Diamanda Galas

by Megan Milks

2 December 2007

It'd be easy to parody Diamanda Galas, but a spoof would necessarily omit what's so stunning about her music: in all their ugly, abrasive glory, her songs redefine what music can and should be.

It would be easy to parody Diamanda Galas, using the often shocking shrieks, moans, and gurgles she employs against her. I can see the SNL skit now, loads more vicious than their Tori Amos spoof. Of course, any parody would necessarily omit what is so stunning about Galas’ malformed song renditions: in all their ugly, abrasive glory, they are, first, fascinating to hear, and, perhaps more importantly, radical in their redefinition of what music can and should be.

Galas’ songs are monstrous wonders, mutant dragons spitting fire dreamily in some blooming, rancid hell. Galas herself brings to mind a perverted Persephone, alternately singing in tongues from the Underworld and shrieking her pain aboveground until her mother’s plants shrivel from the dissonance. No punches are pulled here: the emotional terrain of Galas is devastating. Her training in opera is evident in the way she dramatizes in song a lover’s progression from desire and obsession to jealousy and hatred, always exaggerated by her interest in voicing the terror that is raw emotion.

Diamanda Galas

27 Oct 2007: Museum of Contemporary Art — Chicago, IL

For all her musical perversion, Galas is fully aware of how funny, at times, her methods can be; at one point in her performance, she actually pauses midsong to laugh maniacally. There is a kind of glee in Galas’ overwhelming gloominess, her refusal to play anything straight, or in a major key. Like, to a certain extent, Nick Cave, one loves her precisely because it is hard to take her Old World Gothic shtick completely seriously—and also because one wonders how seriously she herself takes it, particularly when she’s swallowing consonants under a creepy lisp to rework a classical French ditty. That is not to say her work is made or should be interpreted in jest; her artistry is inimitably bold, impossibly masterful. No one else will go where she goes vocally. Or maybe it’s simply that no one else can.

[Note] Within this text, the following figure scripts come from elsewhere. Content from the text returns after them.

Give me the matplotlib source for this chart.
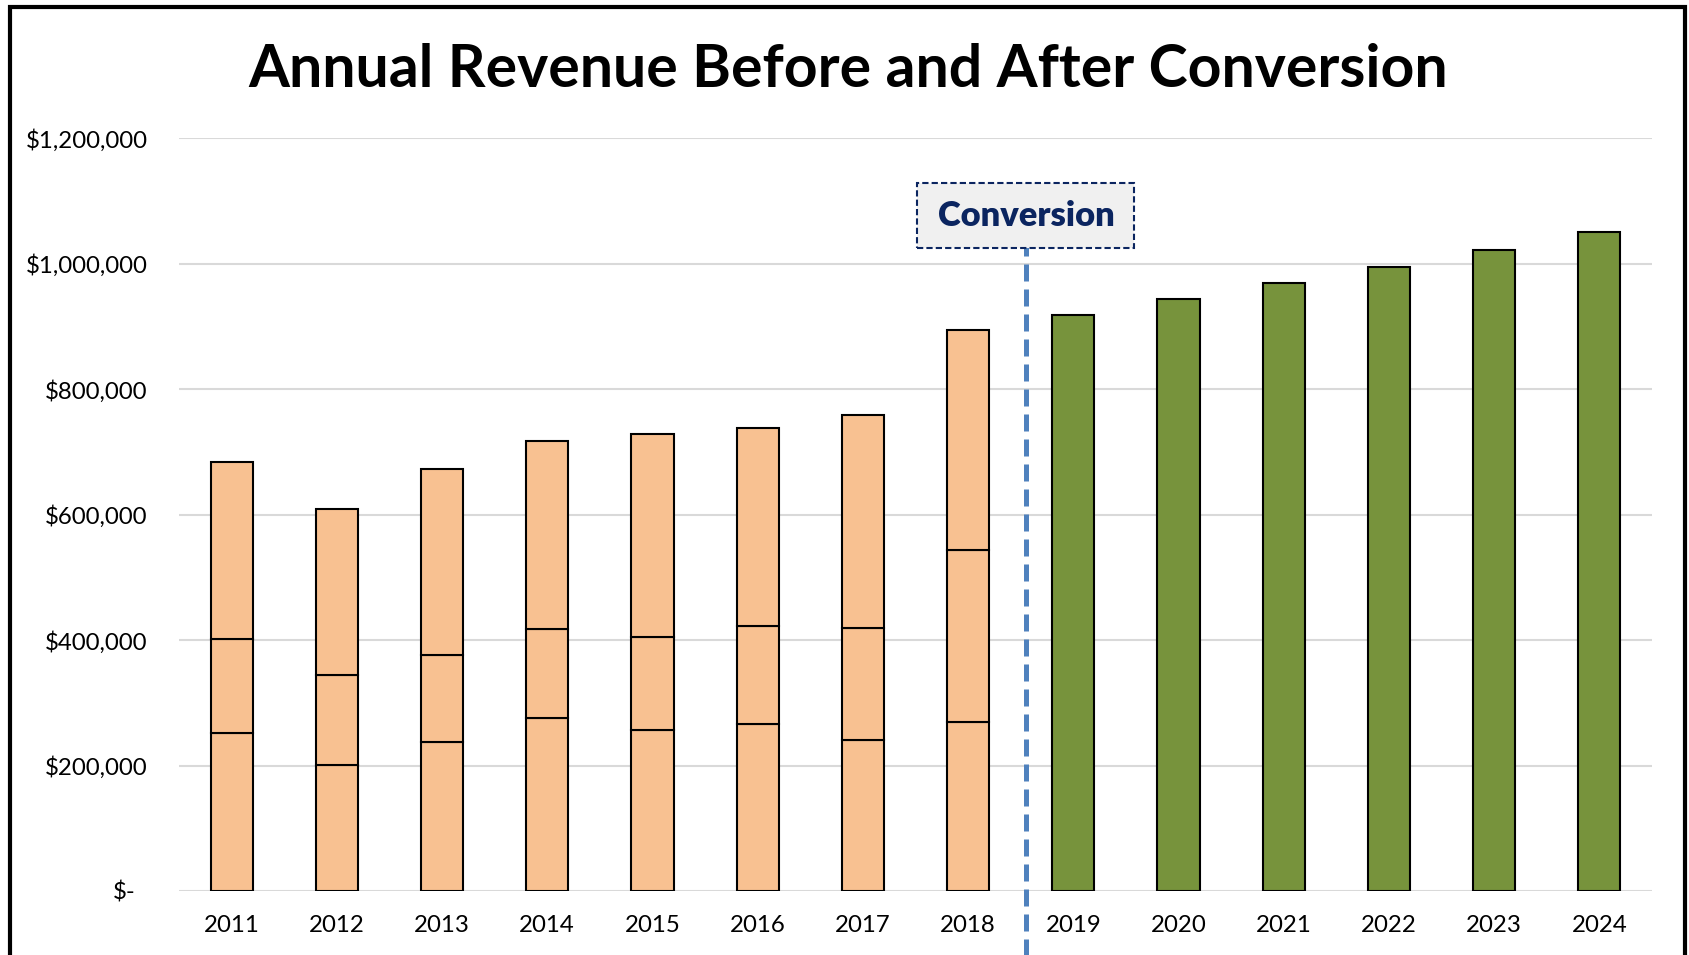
import matplotlib
matplotlib.use("Agg")
import matplotlib.pyplot as plt
import matplotlib.patches as mpatches
from matplotlib.ticker import FuncFormatter, MultipleLocator
import matplotlib.transforms as mtransforms

plt.rcParams['font.family'] = ['Lato', 'DejaVu Sans']

years = ['2011', '2012', '2013', '2014', '2015', '2016', '2017', '2018',
         '2019', '2020', '2021', '2022', '2023', '2024']
before_years = years[:8]
after_years = years[8:]

seg_bottom = [252000, 201000, 238000, 276000, 256000, 267000, 241000, 270000]
seg_middle = [150000, 144000, 139000, 142000, 149000, 155000, 178000, 274000]
seg_top = [282000, 264000, 295000, 300000, 324000, 316000, 340000, 350000]
after_revenue = [919000, 944000, 970000, 995000, 1022000, 1050000]

title = "Annual Revenue Before and After Conversion"
marker_label = "Conversion"
conversion_pos = 7.55

ORANGE = '#F8C191'
GREEN = '#77933C'
NAVY = '#0B2560'
LINE_BLUE = '#4F81BD'

fig = plt.figure(figsize=(16.89, 9.55), dpi=100)
ax = fig.add_axes([179/1689, 1-891/955, (1652-179)/1689, (891-138.3)/955])

x_before = list(range(len(before_years)))
x_after = list(range(len(before_years), len(years)))
w = 0.4
ekw = dict(edgecolor='black', linewidth=1.5, zorder=3)

mid_base = [a for a in seg_bottom]
top_base = [a + b for a, b in zip(seg_bottom, seg_middle)]
ax.bar(x_before, seg_bottom, width=w, color=ORANGE, **ekw)
ax.bar(x_before, seg_middle, width=w, bottom=mid_base, color=ORANGE, **ekw)
ax.bar(x_before, seg_top, width=w, bottom=top_base, color=ORANGE, **ekw)
ax.bar(x_after, after_revenue, width=w, color=GREEN, **ekw)

ax.set_xlim(-0.5, len(years) - 0.5)
ax.set_ylim(0, 1200000)
ax.yaxis.set_major_locator(MultipleLocator(200000))


def fmt(v, pos):
    if v == 0:
        return '$-'
    return '${:,.0f}'.format(v)


ax.yaxis.set_major_formatter(FuncFormatter(fmt))
ax.set_xticks(range(len(years)))
ax.set_xticklabels(years)
ax.grid(axis='y', color='#D9D9D9', linewidth=1.5, zorder=0)
ax.set_axisbelow(True)
for s in ax.spines.values():
    s.set_visible(False)
ax.tick_params(axis='both', length=0, labelsize=17.3, colors='black')
ax.tick_params(axis='y', pad=22.5)
ax.tick_params(axis='x', pad=17.5)

# shift "$-" label left (accounting format)
fig.canvas.draw()
for lab in ax.get_yticklabels():
    if lab.get_text() == '$-':
        lab.set_transform(lab.get_transform() + mtransforms.ScaledTranslation(-12/100, 0, fig.dpi_scale_trans))

# conversion dashed line
ax.axvline(conversion_pos, ymin=-0.1, ymax=(891-247)/752.7, color=LINE_BLUE,
           linewidth=3.6, linestyle=(0, (3.4, 1.6)), clip_on=False, zorder=4)

# conversion box
bw = 217/105.2
bh = 64.7 * 200000 / 125.7
yc = (891-214.3) * 200000 / 125.7
rect = mpatches.Rectangle((conversion_pos - bw/2, yc - bh/2), bw, bh,
                          facecolor='#F0F0F0', edgecolor=NAVY, linewidth=1.5,
                          linestyle=(0, (3, 1.5)), zorder=5, clip_on=False)
ax.add_patch(rect)
ax.text(conversion_pos, yc, marker_label, ha='center', va='center',
        fontsize=24.8, fontweight='heavy', color=NAVY, zorder=6)

fig.text(848/1689, 1-86.7/955, title, ha='center', va='baseline',
         fontsize=42.5, fontweight='bold', color='black')

# outer border
border = mpatches.Rectangle((9.5/1689, -0.05), (1685-9.5)/1689, 1.05 - 7.5/955,
                            transform=fig.transFigure, fill=False,
                            edgecolor='black', linewidth=3, zorder=10)
fig.patches.append(border)

fig.savefig('out.png', dpi=100)
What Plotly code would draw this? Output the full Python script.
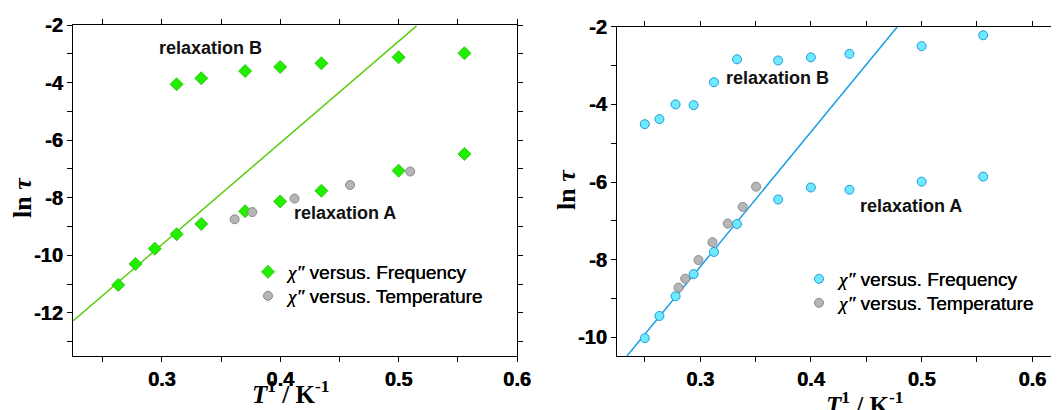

Galas sold out two performances at Chicago’s Museum of Contemporary Art: the first, “Songs of Exile”, was a program that spoke to outlaws and outcasts and featured the words of various exiled poets set to piano; the second, “Guilty, Guilty, Guilty”, featured Galas’ lugubrious interpretations of obsessive and murderous love songs (her CD of the same name will be released in February). I attended “Guilty, Guilty, Guilty”.

After years of casual and distant admiration, this was my first Diamanda Galas show, and the timing couldn’t have been better: it was the Saturday before Halloween, and somehow one could tell that the black fishnets and formidable, many-buckled boots accessorizing many of those in attendance weren’t part of any costume. Galas herself was in her usual slinky black, her dark curls cascading down and around a heavily made-up face. Sadly, she seems to have outgrown the (fake-)blood-drenched performances of days past, but so have all the rest of the performance artists from yesteryear; on the bright side,  the absence of fluids and other flashiness only further highlights her artistry.

Galas walked onstage with a faint smile and an opera singer’s composure; a respectful if cursory nod at the audience was her only greeting. After sitting at her piano elegantly, so demure, she proceeded to slam the keys like they needed to be put out, punctuating every eerified blues riff with an abrupt growl from the bottom of the keyboard. Once she began to “sing”—a word I put in scare quotes because it cannot begin to describe her technique—it was evident that we were in the presence of a master of voice. She perverted the typical sliding scales of blues into a jagged staircase of moans and then moved into screeches that hit two octaves simultaneously—all in the first five minutes.

In between the dissonances were snatches of beauty and grace, albeit snatches that soon got derailed: a pretty piano intro signaled a delicate ballad that was shortly transformed by hysterical glossolalia; another French love ballad got hijacked by a fierce sob in the throat. The concert stuck strictly to voice and piano with the exception of “Eight Men and Four Women”, a furious slamming blues number augmented by some prerecorded background effects and vocals that came off a bit too contemporary for a show with such an old-world vibe. This song, more melodic than those that came before, closed the set. Galas followed it with a two-song encore that combined Chet Baker’s “The Thrill Is Gone”, distorted by a drag queen’s lisp, with Edith Piaf’s “Heaven Have Mercy”, ending with a full-bodied roar.

Hearing a woman deprettify her voice like this was paradigm-shattering in the most major way. Guttural moans as if from someone trying to heave out her internal organs; primal shrieks like the fight cry of some Jurassic-era animal; stutterings and yodelings; lisps and rasps. Altogether, these sounds weaved a tapestry of pain and catharsis. Some verses built to the near-unlistenable, stretching the audience’s capacity to hear dissonance as much as they stretched notions of what emotion can sound like when mediated by the human voice. If Galas is through with her blood-drenched appearances of the ‘80s, she’s far from through with deterritorializing music.